Dan volgde de fase van de vergroting en verbreding. In de negentiende eeuw werd het kanaal doorgetrokken naar Terneuzen, onder ‘kanalenkoning’ Willem I. Niet veel
later scheidde België zich van Nederland af en kwam de scheepvaart op het kanaal grotendeels stil te liggen. De Belgen plaatsten tussen 1830 en 1841 ter hoogte
van Zelzate palen in het kanaal om te voorkomen dat Nederlandse militaire schepen over het kanaal naar Gent zouden opstomen om de afscheiding ongedaan te maken.
In 1839 werd de afscheiding erkend en in 1843 gingen beide landen over tot het plaatsen van de karakteristieke gietijzeren grenspalen, bij het kanaal van nummer 309
voorzien. Tot dan toe stond er alleen een provinciepaal, om de grens tussen de provincies Flandre-Occidental (Oost- Vlaanderen) en Zeelande te markeren. De provinciepalen waren een initiatief van koning Willem I en zijn tussen 1820 en 1830 geplaatst. De opschriften waren in het Frans, toentertijd de taal van het hof en de bourgeoisie. Alleen bij Kapellebrug is nog een dergelijke provinciegrenspaal te vinden.
In de decennia na de scheiding nam de scheepvaart steeds meer toe en werden de schepen ook steeds groter, waardoor het kanaal al rond 1880 verbreed moest worden.
In Sas van Gent kwam er een tweede kanaalarm – later zelfs een derde – en de sluizen bij Terneuzen moesten ook vergroot worden. Dit proces van vergroting en verbreding
is nimmer geëindigd. In de jaren zestig van de twintigste eeuw moest een deel van het dorp Sluiskil wijken voor verbreding van het kanaal. Ook Vingerling (bij Hoek) en
het grensgehuchtje Stuiver ten zuiden van Sas van Gent werden toen gesloopt. In de jaren negentig verdween het gehucht Boerengat van de kaart door de uitbreiding van Dow Chemical bij Terneuzen. De industrialisatie van de Kanaalzone heeft dus niet alleen voorspoed gebracht, maar ook offers gevraagd. Slechts een enkele boerderij of toponiem op de kaart herinnert nog aan deze plekken.

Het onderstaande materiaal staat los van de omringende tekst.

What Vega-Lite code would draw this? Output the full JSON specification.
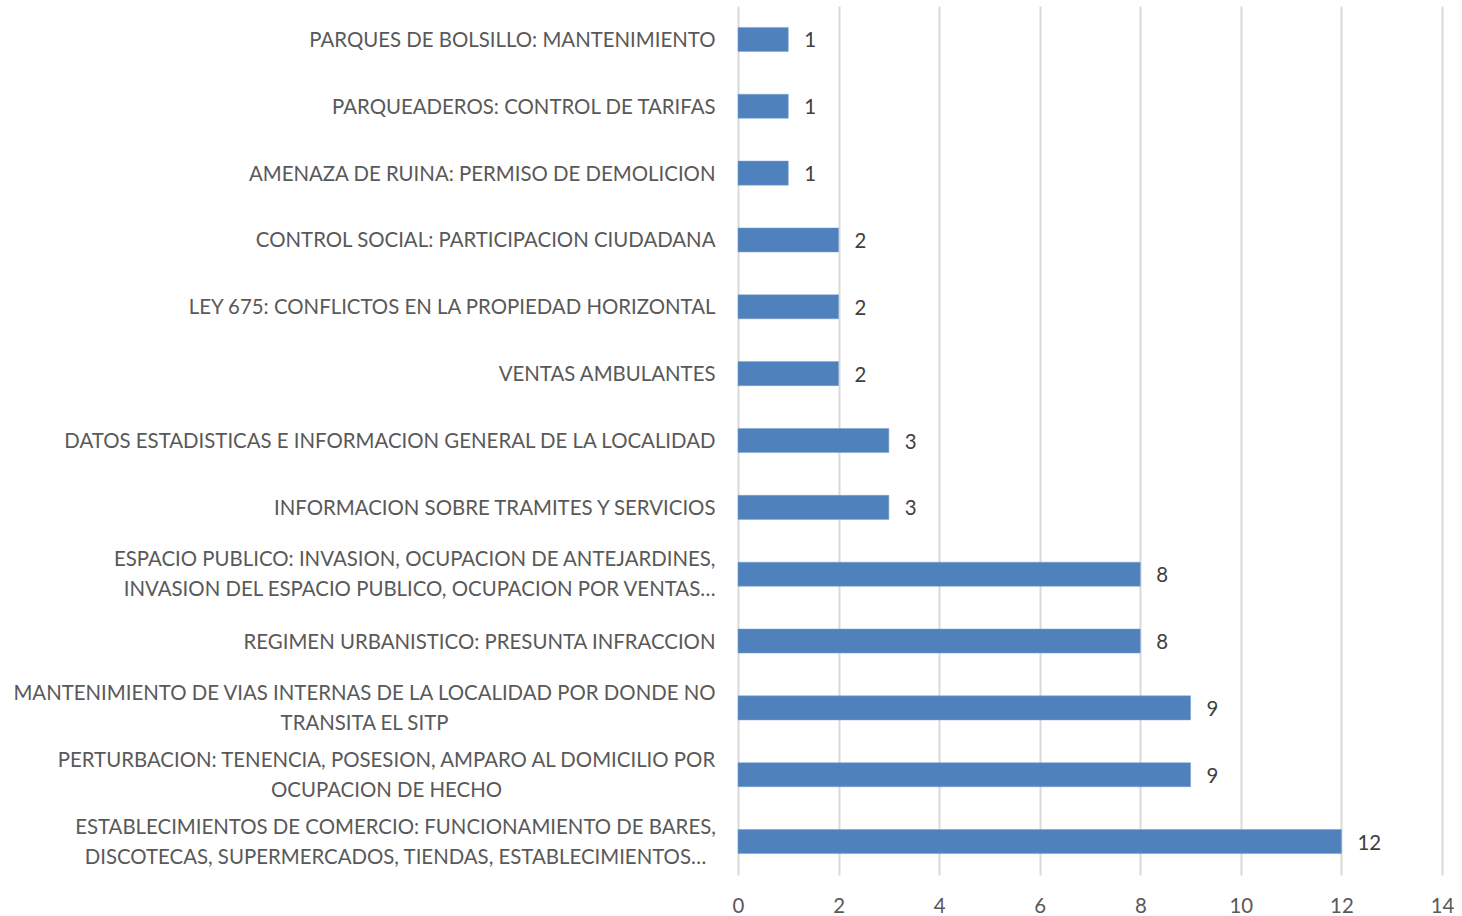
{
  "$schema": "https://vega.github.io/schema/vega-lite/v6.json",
  "width": 704,
  "height": 869,
  "autosize": {"type": "none"},
  "padding": {"left": 738, "top": 6, "right": 20, "bottom": 41},
  "background": "white",
  "config": {"view": {"stroke": null}, "font": "Lato"},
  "data": {"values": [
    {"order": 1, "cat": "PARQUES DE BOLSILLO: MANTENIMIENTO", "v": 1},
    {"order": 2, "cat": "PARQUEADEROS: CONTROL DE TARIFAS", "v": 1},
    {"order": 3, "cat": "AMENAZA DE RUINA: PERMISO DE DEMOLICION", "v": 1},
    {"order": 4, "cat": "CONTROL SOCIAL: PARTICIPACION CIUDADANA", "v": 2},
    {"order": 5, "cat": "LEY 675: CONFLICTOS EN LA PROPIEDAD HORIZONTAL", "v": 2},
    {"order": 6, "cat": "VENTAS AMBULANTES", "v": 2},
    {"order": 7, "cat": "DATOS ESTADISTICAS E INFORMACION GENERAL DE LA LOCALIDAD", "v": 3},
    {"order": 8, "cat": "INFORMACION SOBRE TRAMITES Y SERVICIOS", "v": 3},
    {"order": 9, "cat": "ESPACIO PUBLICO: INVASION, OCUPACION DE ANTEJARDINES,|INVASION DEL ESPACIO PUBLICO, OCUPACION POR VENTAS…", "v": 8},
    {"order": 10, "cat": "REGIMEN URBANISTICO: PRESUNTA INFRACCION", "v": 8},
    {"order": 11, "cat": "MANTENIMIENTO DE VIAS INTERNAS DE LA LOCALIDAD POR DONDE NO|TRANSITA EL SITP", "v": 9},
    {"order": 12, "cat": "PERTURBACION: TENENCIA, POSESION, AMPARO AL DOMICILIO POR|OCUPACION DE HECHO", "v": 9},
    {"order": 13, "cat": "ESTABLECIMIENTOS DE COMERCIO: FUNCIONAMIENTO DE BARES,|DISCOTECAS, SUPERMERCADOS, TIENDAS, ESTABLECIMIENTOS…", "v": 12}
  ]},
  "encoding": {
    "y": {
      "field": "cat", "type": "nominal", "sort": {"field": "order"}, "title": null,
      "scale": {"paddingInner": 0.64, "paddingOuter": 0.32},
      "axis": {
        "labelExpr": "split(datum.label, '|')",
        "labelFont": "Lato", "labelFontSize": 20.4, "labelColor": "#595959",
        "labelLineHeight": 30, "labelLimit": 0,
        "labelOffset": {"condition": {"test": "indexof(datum.value, '|') >= 0", "value": -14}, "value": 1.5},
        "labelAlign": {"condition": {"test": "indexof(datum.value, 'MANTENIMIENTO DE VIAS') == 0 || indexof(datum.value, 'PERTURBACION') == 0 || indexof(datum.value, 'ESTABLECIMIENTOS') == 0", "value": "center"}, "value": "right"},
        "labelPadding": {"condition": [
          {"test": "indexof(datum.value, 'MANTENIMIENTO DE VIAS') == 0", "value": 374},
          {"test": "indexof(datum.value, 'PERTURBACION') == 0", "value": 352},
          {"test": "indexof(datum.value, 'ESTABLECIMIENTOS') == 0", "value": 343}
        ], "value": 23},
        "ticks": false, "domain": false
      }
    },
    "x": {
      "field": "v", "type": "quantitative", "title": null,
      "scale": {"domain": [0, 14], "nice": false},
      "axis": {
        "values": [0, 2, 4, 6, 8, 10, 12, 14],
        "labelFont": "Lato", "labelFontSize": 20.4, "labelColor": "#595959",
        "labelPadding": 21, "labelFlush": false, "ticks": false, "domain": false,
        "grid": true, "gridColor": "#d9d9d9", "gridWidth": 2
      }
    }
  },
  "layer": [
    {"mark": {"type": "bar", "color": "#4f81bd", "stroke": "#7aa0cf", "strokeWidth": 0.5}},
    {"mark": {"type": "text", "align": "left", "baseline": "middle", "dx": 16, "dy": 2, "fontSize": 20.4, "color": "#404040", "font": "Lato"},
     "encoding": {"text": {"field": "v", "type": "quantitative"}}}
  ]
}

In na de jaren vijftig en zestig met de introductie van de computer liep de werkgelegenheid in de zone snel terug. Er verdwenen complete bedrijfstakken, zoals de suikerindustrie. De cokesfabriek in Sluiskil, gesticht in 1911 om enkele hoogovens in België en Frankrijk minder afhankelijk te maken van cokes (grondstof) uit het Duitse Ruhrgebied, sloot in 1999 haar deuren. Met de vermindering van de werkgelegenheid
verdween ook een deel van de economische dynamiek uit de hier gelegen plaatsen. In zowel Sas van Gent als Zelzate aan de andere kant van de grens zie je nog oude
panden uit de negentiende eeuw en begin twintigste eeuw die de toenmalige rijkdom van de opkomende en zich ontwikkelende industrie weerspiegelden. Maar tegelijkertijd zie je nu ook de gaten in het stedelijk weefsel, verkrotte woningen en winkels die op hun laatste benen lopen. En alle pogingen van de betrokken gemeenten om
deze problemen weer op te lossen. Gelukkig zijn er ook lichtpuntjes, zoals het ontstaan van de markthal met versproducten in de oude Cuyperskerk van Sas van Gent. En hoewel er ook veel industrieel erfgoed is verdwenen uit de Kanaalzone, zijn er ook successen behaald.